_INSTRUCTION_
Only the lines from the one containing "Write the TikZ code for this diagram." through the one containing "(0,864) -- (1008,864);" are to be copied, exactly and with both ends kept.

** start STORED ROWS **

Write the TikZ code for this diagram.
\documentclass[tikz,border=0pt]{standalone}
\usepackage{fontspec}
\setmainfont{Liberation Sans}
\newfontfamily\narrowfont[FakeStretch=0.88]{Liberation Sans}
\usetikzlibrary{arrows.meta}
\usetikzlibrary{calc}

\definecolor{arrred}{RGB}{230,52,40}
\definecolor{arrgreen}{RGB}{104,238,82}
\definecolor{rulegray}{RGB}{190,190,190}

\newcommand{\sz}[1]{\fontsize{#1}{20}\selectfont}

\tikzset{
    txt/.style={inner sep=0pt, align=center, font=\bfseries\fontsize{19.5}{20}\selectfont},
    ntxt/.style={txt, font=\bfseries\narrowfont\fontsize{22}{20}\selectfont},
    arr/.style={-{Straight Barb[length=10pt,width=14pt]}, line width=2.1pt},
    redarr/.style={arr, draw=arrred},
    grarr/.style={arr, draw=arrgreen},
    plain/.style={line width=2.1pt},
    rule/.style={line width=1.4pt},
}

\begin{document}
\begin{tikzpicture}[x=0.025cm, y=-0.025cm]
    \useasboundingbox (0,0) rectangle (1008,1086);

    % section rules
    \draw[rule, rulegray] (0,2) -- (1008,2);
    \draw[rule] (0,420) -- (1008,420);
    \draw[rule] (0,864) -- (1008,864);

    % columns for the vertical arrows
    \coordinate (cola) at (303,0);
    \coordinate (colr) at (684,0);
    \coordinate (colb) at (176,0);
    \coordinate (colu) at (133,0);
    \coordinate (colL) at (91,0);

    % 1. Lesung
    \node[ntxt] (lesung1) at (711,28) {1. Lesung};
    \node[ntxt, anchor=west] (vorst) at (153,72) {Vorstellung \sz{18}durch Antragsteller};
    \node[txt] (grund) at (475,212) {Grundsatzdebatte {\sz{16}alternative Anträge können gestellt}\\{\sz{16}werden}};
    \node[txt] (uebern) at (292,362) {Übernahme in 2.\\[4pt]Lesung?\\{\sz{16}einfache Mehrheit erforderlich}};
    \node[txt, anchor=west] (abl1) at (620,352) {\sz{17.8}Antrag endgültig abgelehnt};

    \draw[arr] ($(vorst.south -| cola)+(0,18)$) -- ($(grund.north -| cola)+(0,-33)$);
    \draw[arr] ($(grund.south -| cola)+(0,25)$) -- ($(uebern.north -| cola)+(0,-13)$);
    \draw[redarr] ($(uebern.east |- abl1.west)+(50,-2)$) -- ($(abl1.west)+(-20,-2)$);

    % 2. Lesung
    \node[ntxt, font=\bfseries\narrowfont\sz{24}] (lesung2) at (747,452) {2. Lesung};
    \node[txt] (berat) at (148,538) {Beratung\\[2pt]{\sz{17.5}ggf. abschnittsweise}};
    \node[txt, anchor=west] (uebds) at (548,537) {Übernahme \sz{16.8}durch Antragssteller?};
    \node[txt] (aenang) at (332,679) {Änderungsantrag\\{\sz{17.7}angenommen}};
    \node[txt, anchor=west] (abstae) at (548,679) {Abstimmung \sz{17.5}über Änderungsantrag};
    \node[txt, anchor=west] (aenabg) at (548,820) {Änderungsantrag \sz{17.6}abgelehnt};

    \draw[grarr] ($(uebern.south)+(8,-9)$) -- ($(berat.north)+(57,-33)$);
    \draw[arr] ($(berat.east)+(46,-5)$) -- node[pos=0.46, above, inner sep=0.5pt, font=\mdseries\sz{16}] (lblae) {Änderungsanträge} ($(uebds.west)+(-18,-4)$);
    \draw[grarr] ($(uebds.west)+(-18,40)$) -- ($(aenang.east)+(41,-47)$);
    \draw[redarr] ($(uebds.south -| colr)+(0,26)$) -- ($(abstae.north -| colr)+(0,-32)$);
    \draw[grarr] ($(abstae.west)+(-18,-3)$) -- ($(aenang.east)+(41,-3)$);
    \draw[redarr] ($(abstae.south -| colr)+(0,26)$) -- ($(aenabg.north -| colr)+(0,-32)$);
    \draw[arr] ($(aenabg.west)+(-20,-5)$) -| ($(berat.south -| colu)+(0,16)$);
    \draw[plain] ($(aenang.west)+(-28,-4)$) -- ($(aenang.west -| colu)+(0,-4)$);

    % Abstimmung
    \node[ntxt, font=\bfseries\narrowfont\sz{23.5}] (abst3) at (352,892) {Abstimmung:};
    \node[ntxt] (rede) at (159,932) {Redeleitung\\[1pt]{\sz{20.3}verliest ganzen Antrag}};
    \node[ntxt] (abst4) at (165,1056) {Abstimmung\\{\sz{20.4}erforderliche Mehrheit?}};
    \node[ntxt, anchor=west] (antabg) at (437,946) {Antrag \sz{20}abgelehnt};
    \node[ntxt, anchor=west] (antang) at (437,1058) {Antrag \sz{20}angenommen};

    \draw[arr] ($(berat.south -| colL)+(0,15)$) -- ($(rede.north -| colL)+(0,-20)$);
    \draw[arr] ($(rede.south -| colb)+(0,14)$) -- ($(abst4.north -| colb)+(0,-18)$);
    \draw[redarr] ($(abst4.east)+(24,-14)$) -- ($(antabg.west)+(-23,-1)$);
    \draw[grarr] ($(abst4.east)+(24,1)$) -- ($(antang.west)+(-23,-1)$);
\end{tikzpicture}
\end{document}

** end STORED ROWS **
** start STORED ROWS **

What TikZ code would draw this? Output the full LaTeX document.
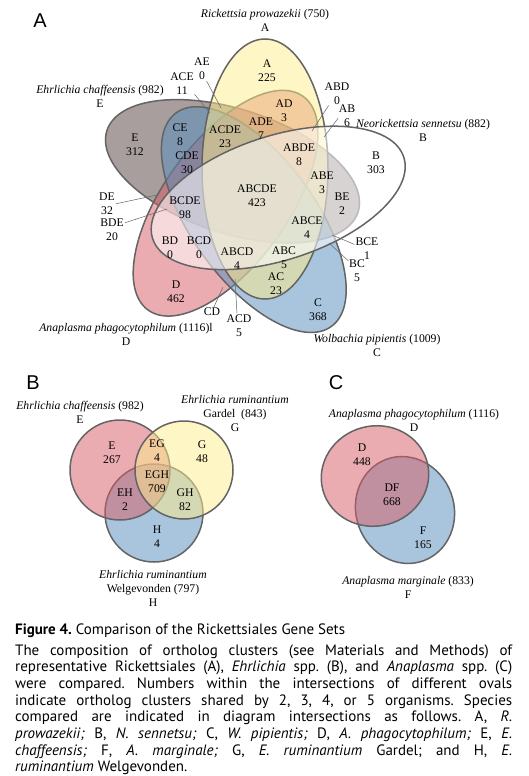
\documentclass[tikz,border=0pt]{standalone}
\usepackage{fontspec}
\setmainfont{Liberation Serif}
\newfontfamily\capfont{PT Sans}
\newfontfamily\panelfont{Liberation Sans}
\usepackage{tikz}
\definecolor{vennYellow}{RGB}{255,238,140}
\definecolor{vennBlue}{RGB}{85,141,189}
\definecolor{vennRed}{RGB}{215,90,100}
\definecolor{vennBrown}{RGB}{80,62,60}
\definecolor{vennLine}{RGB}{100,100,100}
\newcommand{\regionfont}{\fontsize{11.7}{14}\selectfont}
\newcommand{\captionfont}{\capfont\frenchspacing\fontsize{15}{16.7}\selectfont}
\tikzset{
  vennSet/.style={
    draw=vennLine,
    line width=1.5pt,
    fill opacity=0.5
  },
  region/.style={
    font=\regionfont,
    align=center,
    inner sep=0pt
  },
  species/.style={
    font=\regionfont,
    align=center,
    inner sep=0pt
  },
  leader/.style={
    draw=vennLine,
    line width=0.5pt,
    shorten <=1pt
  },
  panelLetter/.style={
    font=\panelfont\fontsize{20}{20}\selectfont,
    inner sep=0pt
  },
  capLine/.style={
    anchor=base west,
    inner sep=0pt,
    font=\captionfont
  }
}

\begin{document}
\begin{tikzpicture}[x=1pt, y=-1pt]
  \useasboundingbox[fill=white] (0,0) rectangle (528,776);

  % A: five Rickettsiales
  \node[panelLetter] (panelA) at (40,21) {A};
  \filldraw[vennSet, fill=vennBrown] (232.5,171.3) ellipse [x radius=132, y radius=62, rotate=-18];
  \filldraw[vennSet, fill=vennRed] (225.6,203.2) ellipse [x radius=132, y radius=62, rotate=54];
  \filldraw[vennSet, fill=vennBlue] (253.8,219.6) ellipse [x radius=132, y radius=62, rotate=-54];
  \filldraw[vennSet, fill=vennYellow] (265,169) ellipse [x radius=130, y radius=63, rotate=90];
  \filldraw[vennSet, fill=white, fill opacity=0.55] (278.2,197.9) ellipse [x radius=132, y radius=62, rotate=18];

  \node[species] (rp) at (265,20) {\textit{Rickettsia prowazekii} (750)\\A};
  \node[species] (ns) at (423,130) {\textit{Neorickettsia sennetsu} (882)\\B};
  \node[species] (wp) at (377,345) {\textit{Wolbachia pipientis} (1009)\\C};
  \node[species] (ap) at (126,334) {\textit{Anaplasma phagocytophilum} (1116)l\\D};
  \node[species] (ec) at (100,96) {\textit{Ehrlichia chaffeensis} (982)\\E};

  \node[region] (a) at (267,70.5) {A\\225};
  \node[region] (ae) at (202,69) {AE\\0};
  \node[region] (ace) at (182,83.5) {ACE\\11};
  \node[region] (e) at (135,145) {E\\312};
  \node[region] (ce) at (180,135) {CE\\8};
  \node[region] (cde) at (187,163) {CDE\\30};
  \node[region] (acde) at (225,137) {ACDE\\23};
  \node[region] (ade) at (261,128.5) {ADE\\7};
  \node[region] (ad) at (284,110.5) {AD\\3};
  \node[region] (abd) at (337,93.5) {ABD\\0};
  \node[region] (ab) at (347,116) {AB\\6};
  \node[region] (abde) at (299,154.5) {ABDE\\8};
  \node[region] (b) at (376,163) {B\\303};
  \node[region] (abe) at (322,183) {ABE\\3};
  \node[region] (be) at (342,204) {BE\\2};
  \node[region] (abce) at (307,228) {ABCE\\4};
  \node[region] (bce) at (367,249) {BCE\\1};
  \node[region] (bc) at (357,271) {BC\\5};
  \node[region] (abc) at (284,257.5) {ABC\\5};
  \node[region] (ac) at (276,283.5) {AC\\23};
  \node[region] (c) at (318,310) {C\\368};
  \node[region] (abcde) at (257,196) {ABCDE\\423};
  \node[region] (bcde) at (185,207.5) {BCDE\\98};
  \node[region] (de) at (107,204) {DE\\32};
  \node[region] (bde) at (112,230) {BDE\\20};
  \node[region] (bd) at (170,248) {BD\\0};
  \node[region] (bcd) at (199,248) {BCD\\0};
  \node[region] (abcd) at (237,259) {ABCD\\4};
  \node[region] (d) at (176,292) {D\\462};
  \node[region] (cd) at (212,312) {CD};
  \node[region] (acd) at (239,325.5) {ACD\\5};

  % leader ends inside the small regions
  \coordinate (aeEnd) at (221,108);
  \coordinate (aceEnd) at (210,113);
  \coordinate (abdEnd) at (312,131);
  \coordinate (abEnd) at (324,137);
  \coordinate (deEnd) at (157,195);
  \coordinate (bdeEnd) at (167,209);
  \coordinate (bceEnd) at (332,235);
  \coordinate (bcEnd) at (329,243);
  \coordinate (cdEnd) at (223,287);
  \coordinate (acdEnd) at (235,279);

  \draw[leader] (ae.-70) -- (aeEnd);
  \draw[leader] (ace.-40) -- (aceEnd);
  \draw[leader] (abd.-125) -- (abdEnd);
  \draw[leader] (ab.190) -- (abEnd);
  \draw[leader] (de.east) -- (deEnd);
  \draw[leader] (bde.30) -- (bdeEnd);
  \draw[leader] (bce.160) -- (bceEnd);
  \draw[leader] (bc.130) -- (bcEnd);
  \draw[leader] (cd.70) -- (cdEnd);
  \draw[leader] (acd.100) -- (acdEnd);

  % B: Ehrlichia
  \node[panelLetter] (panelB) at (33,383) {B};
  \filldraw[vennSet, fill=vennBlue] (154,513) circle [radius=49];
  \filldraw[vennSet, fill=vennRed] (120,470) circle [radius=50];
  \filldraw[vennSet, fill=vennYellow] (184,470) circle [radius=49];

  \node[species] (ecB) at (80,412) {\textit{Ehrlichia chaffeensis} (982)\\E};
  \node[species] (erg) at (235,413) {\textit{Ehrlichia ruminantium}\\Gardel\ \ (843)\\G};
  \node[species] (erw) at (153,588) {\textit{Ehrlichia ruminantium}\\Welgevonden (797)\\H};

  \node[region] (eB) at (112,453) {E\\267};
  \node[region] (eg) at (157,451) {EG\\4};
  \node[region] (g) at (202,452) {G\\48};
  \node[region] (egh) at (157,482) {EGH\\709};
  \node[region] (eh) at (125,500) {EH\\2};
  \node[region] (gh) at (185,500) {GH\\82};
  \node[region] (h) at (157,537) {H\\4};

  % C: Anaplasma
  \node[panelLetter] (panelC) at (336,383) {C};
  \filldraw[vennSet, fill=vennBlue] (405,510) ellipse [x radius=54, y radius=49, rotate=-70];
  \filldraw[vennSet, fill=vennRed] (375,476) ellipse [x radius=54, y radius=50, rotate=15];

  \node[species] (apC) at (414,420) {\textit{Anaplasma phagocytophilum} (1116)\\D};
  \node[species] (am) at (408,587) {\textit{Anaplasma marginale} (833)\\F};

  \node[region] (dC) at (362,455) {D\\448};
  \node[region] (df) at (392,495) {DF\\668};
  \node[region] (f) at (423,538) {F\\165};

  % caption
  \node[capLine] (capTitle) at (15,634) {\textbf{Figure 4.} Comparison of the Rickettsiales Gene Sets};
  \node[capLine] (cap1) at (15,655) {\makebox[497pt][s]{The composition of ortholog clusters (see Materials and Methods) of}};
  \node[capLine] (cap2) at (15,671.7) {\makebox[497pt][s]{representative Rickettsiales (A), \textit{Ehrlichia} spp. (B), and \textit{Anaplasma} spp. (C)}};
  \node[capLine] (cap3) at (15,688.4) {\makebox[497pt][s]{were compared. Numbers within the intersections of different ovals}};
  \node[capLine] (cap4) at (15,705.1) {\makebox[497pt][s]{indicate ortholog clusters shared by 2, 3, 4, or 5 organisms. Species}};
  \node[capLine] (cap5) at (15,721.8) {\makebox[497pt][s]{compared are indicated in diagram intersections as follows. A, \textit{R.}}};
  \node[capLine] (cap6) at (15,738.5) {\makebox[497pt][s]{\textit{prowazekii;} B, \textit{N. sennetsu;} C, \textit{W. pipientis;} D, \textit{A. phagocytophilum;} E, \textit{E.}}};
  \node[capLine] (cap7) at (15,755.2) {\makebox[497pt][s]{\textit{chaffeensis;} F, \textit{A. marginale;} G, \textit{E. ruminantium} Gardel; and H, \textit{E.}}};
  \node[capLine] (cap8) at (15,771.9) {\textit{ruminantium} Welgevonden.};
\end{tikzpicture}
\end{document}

** end STORED ROWS **
** start STORED ROWS **

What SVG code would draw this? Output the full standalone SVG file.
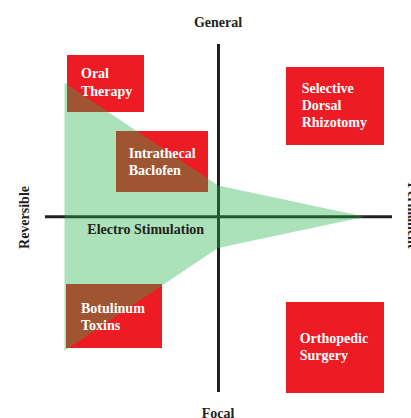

** end STORED ROWS **

_COMPLETE RESPONSE_
Write the TikZ code for this diagram.
\documentclass[tikz,border=0pt]{standalone}
\usepackage{fontspec}
\setmainfont{Liberation Sans}
\newfontfamily\narrowfont[FakeStretch=0.88]{Liberation Sans}
\usetikzlibrary{arrows.meta}
\usetikzlibrary{calc}

\definecolor{arrred}{RGB}{230,52,40}
\definecolor{arrgreen}{RGB}{104,238,82}
\definecolor{rulegray}{RGB}{190,190,190}

\newcommand{\sz}[1]{\fontsize{#1}{20}\selectfont}

\tikzset{
    txt/.style={inner sep=0pt, align=center, font=\bfseries\fontsize{19.5}{20}\selectfont},
    ntxt/.style={txt, font=\bfseries\narrowfont\fontsize{22}{20}\selectfont},
    arr/.style={-{Straight Barb[length=10pt,width=14pt]}, line width=2.1pt},
    redarr/.style={arr, draw=arrred},
    grarr/.style={arr, draw=arrgreen},
    plain/.style={line width=2.1pt},
    rule/.style={line width=1.4pt},
}

\begin{document}
\begin{tikzpicture}[x=0.025cm, y=-0.025cm]
    \useasboundingbox (0,0) rectangle (1008,1086);

    % section rules
    \draw[rule, rulegray] (0,2) -- (1008,2);
    \draw[rule] (0,420) -- (1008,420);
    \draw[rule] (0,864) -- (1008,864);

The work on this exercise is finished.